Madrid

The Irish Celts are supposed to have come from Spain, the Milesians setting out from that land of the dead to the fabled isle of destiny in the western ocean. It would not be the last time a great voyage of discovery initiated in Iberia. It is in a state of constant change, sending voyagers outwards, receiving the insanely talented too. Columbus, the Italian, sought out Spain to back his ambitions. El Greco found acceptance for his otherworldly paintings here. There were the Conquistadors, the doomed Armada of  King Philip, poets, artists, and the ubiquitous Spanish student.
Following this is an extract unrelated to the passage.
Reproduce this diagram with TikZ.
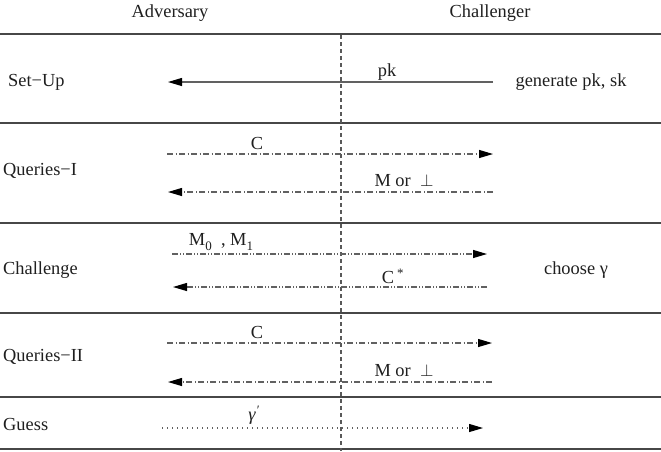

Madrid is central to this country, this fulcrum between Europe and Africa, stepping stone to the new world. The joining of the thrones of Aragon and Castille under Isabella and Philip brought Spain into being and the King chose Madrid as the capital for its central location. What had been little more than a small town on a bleak plateau became the capital city of the greatest empire of the early modern world. The city is built in overlaid layers, medieval lanes merge into grand boulevards, spacious squares are hidden amongst warrens of tiny streets, there are regular, elegant streetscapes in the European mode and sudden eruptions of art deco highrises in the American style. The stroller is rewarded with interesting shops and intimate taverns and the city plan is sufficiently confusing to make walking a pleasant adventure.

In terms of fine art Madrid ranks with the best. The Museo del Prado at the edge of is the most famous with an enormous collection of art from Spain and its colonies. The exuberance and hot colours of Spanish art are immediately addictive as is the passionate, baroque take on faith. The Cretan immigrant, El Greco, most captures the heart. Sinuous figures wave upwards like flames flickering in adoration. A more cautionary take on life is embodied in the work of Hieronymous Bosch, it is also more fantastical than one would think possible. My fevered teenage brain had been captured in a pocket-sized book on El Bosco, how great it is to stand before the original triptych of the Garden of Earthly Delights.  Goya also spanned the worlds of horror and sumptuous wealth, his truth and disturbing vision reaching deep into the soul. To simply enumerate the other artists would fill this article and the Prado could sustain a whole week’s visit, but there is more too see.

The Centro de Arte Reina Sofia is the place to see modern art. The collection includes Dali, Juan Gris and Miro. Picasso’s Guernica is understandably a powerful magnet; passionate, rough hewn, it appears incomplete, as if it were an emergent apparition about to engulf us. He is otherwise not my favourite, I must say, but this is the real thing. That other Catalan, Salvador Dali, moves us in a different way, the landscape of madness that he depicts is within us, his stunning technique inspiring awe and making the impossible certain.

The Museo Thyssen Bornemisza is a private collection bringing both strands together. Eclectic and extensive it spans five hundred years of Western art, ricochets amongst cubism and surrealism, explores Russian graphics and dazzles with the American Hyperrealists. So, here I stand in a gallery in Spain looking in through the reflections in the window of a New York diner conjured up by Richard Estes.

There are other theatres of art. At the Santiago Bernabeu stadium we bear witness to the stoic resistance of  Real Madrid to the wizardry of Barcelona FC. One hundred thousand passionate Spaniards are packed to the rafters, a sea of banners waving to the beat of drums, chants and songs. The great masters of the game, Messi and Ronaldo supply a goal apiece, honours are shared, the war goes on.

At night La Latina is the place to go. Narrow winding streets are packed with revellers, there are ornate bars and fragrant restaurants. We searched for Flamenco but found the blues instead at a hopping little club on the Calle de los Huertas. There are other delights to dip into. Deli food and wine are an excellent start to the evening at the lively Mercado de San Miguel. The Plaza Mayor is a signature for the city, but everywhere you emerge into magical plazas – Sol, Angel and Santa Anna thronged with diners, buskers, performers and hustlers. Art Deco architecture draws the eye upwards in delight. The Circulo de Bellas Artes is a particular gem – a slice of 1930’s New York containing a cultural foundation with a beautiful café. On our last morning we enjoy the ambience and watch the bustle of Gran Via  and Calle de Alcala pass by.

Our Easter vacation started with the sombre gaiety of Holy Week. Processions redolent of medieval intensity mark the days, the bond of spirituality runs deep. Religion, art, sport and society are entwined. This is the land of Death but so full of life. You can be seduced  to look at reflections in the glass of a shop window and pass through into a hyper-realist vision and see the possibilities of the whole world.